With another 2 1/2 hours left in the trading session, it’s too early to declare victory yet but it is worth pointing out that the SPY is starting to rollover after failing to surmount the R1 resistance level. If prices do continue to move lower into the close today (my preferred scenario), I would view that as a very bearish technical event.
Yesterday afternoon, as the SPY was approaching the highlighted support level on my 60 minute chart where I expected a reaction, I mentioned how both the MACD & RSI were forming higher lows, i.e.- positive divergence. In long or intermediate-term uptrend, rarely will you see an index fall to a key support level with positive divergences in place that is not followed by a meaningful and sustained rally. The SPY very well may just be taking a breather here before powering up through R1 and going on to backfill the gap but so far, volumes on this bounce are low and another potential red flag to this rally (for lack of a better word as the SPY is on up 1/3rd of 1%) would be the fact that treasury bonds are catching a nice bid today, indicating a possible flight to safety by the smart money (something factored into my reasoning for turning bullish on bonds recently).

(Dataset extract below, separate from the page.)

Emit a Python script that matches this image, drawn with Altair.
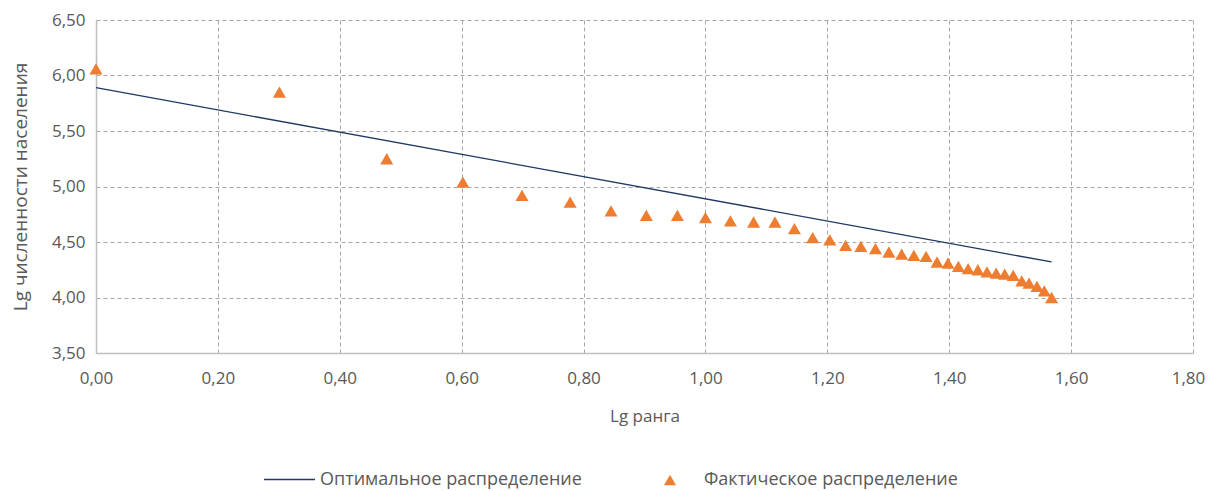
import altair as alt
import pandas as pd

# Lg rank (ranks 1..37)
lg_rank = [0.000, 0.301, 0.477, 0.602, 0.699, 0.778, 0.845, 0.903, 0.954, 1.000,
           1.041, 1.079, 1.114, 1.146, 1.176, 1.204, 1.230, 1.255, 1.279, 1.301,
           1.322, 1.342, 1.362, 1.380, 1.398, 1.415, 1.431, 1.447, 1.462, 1.477,
           1.491, 1.505, 1.519, 1.531, 1.544, 1.556, 1.568]
# Actual distribution (Lg population)
lg_pop_actual = [6.06, 5.85, 5.25, 5.04, 4.92, 4.86, 4.78, 4.74, 4.74, 4.72,
                 4.69, 4.68, 4.68, 4.62, 4.54, 4.52, 4.47, 4.46, 4.44, 4.41,
                 4.39, 4.38, 4.37, 4.32, 4.31, 4.28, 4.26, 4.25, 4.23, 4.22,
                 4.21, 4.20, 4.15, 4.13, 4.10, 4.06, 4.00]
# Optimal distribution line endpoints
opt_x = [0.000, 1.568]
opt_y = [5.89, 4.32]

name_opt = "Оптимальное распределение"
name_act = "Фактическое распределение"

df_act = pd.DataFrame({"x": lg_rank, "y": lg_pop_actual, "s": name_act})
df_opt = pd.DataFrame({"x": opt_x, "y": opt_y, "s": name_opt})

FONT = "Open Sans"
FS = 17
LFS = 18
GRAY = "#595959"
label_expr = "replace(format(datum.value, '.2f'), '.', ',')"

x_enc = alt.X("x:Q", scale=alt.Scale(domain=[0, 1.8], nice=False),
              axis=alt.Axis(title="Lg ранга", values=[0, 0.2, 0.4, 0.6, 0.8, 1.0, 1.2, 1.4, 1.6, 1.8],
                            labelExpr=label_expr, labelFlush=False,
                            labelOffset={"condition": {"test": "datum.value > 1.75", "value": -5}, "value": 0},
                            titlePadding=22, labelPadding=17))
y_enc = alt.Y("y:Q", scale=alt.Scale(domain=[3.5, 6.5], nice=False, zero=False),
              axis=alt.Axis(title="Lg численности населения", values=[3.5, 4.0, 4.5, 5.0, 5.5, 6.0, 6.5],
                            labelExpr=label_expr, labelFlush=False, titleFontSize=19,
                            titlePadding=21, labelPadding=11))

line = alt.Chart(df_opt).mark_line(strokeWidth=1.3).encode(
    x=x_enc, y=y_enc,
    color=alt.Color("s:N", scale=alt.Scale(domain=[name_opt], range=["#1F3864"]),
                    legend=alt.Legend(title=None, orient="none", legendX=167, legendY=433, padding=0,
                                      symbolType="stroke", symbolSize=2600, symbolStrokeWidth=1.3,
                                      labelFontSize=LFS, labelColor=GRAY, labelFont=FONT,
                                      labelOffset=4, labelLimit=500)),
)

pts = alt.Chart(df_act).mark_point(shape="triangle-up", filled=True, size=170, opacity=1).encode(
    x=x_enc, y=y_enc,
    fill=alt.Fill("s:N", scale=alt.Scale(domain=[name_act], range=["#ED7D31"]),
                  legend=alt.Legend(title=None, orient="none", legendX=565, legendY=451, padding=0,
                                    symbolType="triangle-up", symbolSize=144,
                                    symbolFillColor="#ED7D31", symbolStrokeWidth=0,
                                    labelFontSize=LFS, labelColor=GRAY, labelFont=FONT,
                                    labelOffset=25, labelLimit=500)),
)

chart = alt.layer(line, pts).properties(
    width=1097, height=333,
    autosize=alt.AutoSizeParams(type="none"),
    padding={"left": 88, "top": 12, "right": 13, "bottom": 145},
).configure_view(stroke=None).configure_axis(
    grid=True, gridColor="#A6A6A6", gridDash=[4, 3], gridWidth=1,
    domain=False, ticks=False,
    labelFont=FONT, labelFontSize=FS, labelColor=GRAY,
    titleFont=FONT, titleFontSize=FS, titleColor=GRAY, titleFontWeight="normal",
).configure_axisX(domain=True, domainColor="#BFBFBF", domainWidth=1.5).configure_axisY(
    domain=True, domainColor="#BFBFBF", domainWidth=1.5
)

chart.save("out.html", embed_options={"renderer": "svg", "actions": False})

One day does not make a trend nor does the price action of the last few hours so I’ll be watching to see how equities and bonds trade throughout the day and over the next few trading sessions. It is also worth mentioning that any significant downside or even sideways price action over the next few trading sessions will trigger a death cross on the 20/50 daily ema pair, a signal that has only happened three times in the last couple of years, each confirming an intermediate-term downtrend was in place.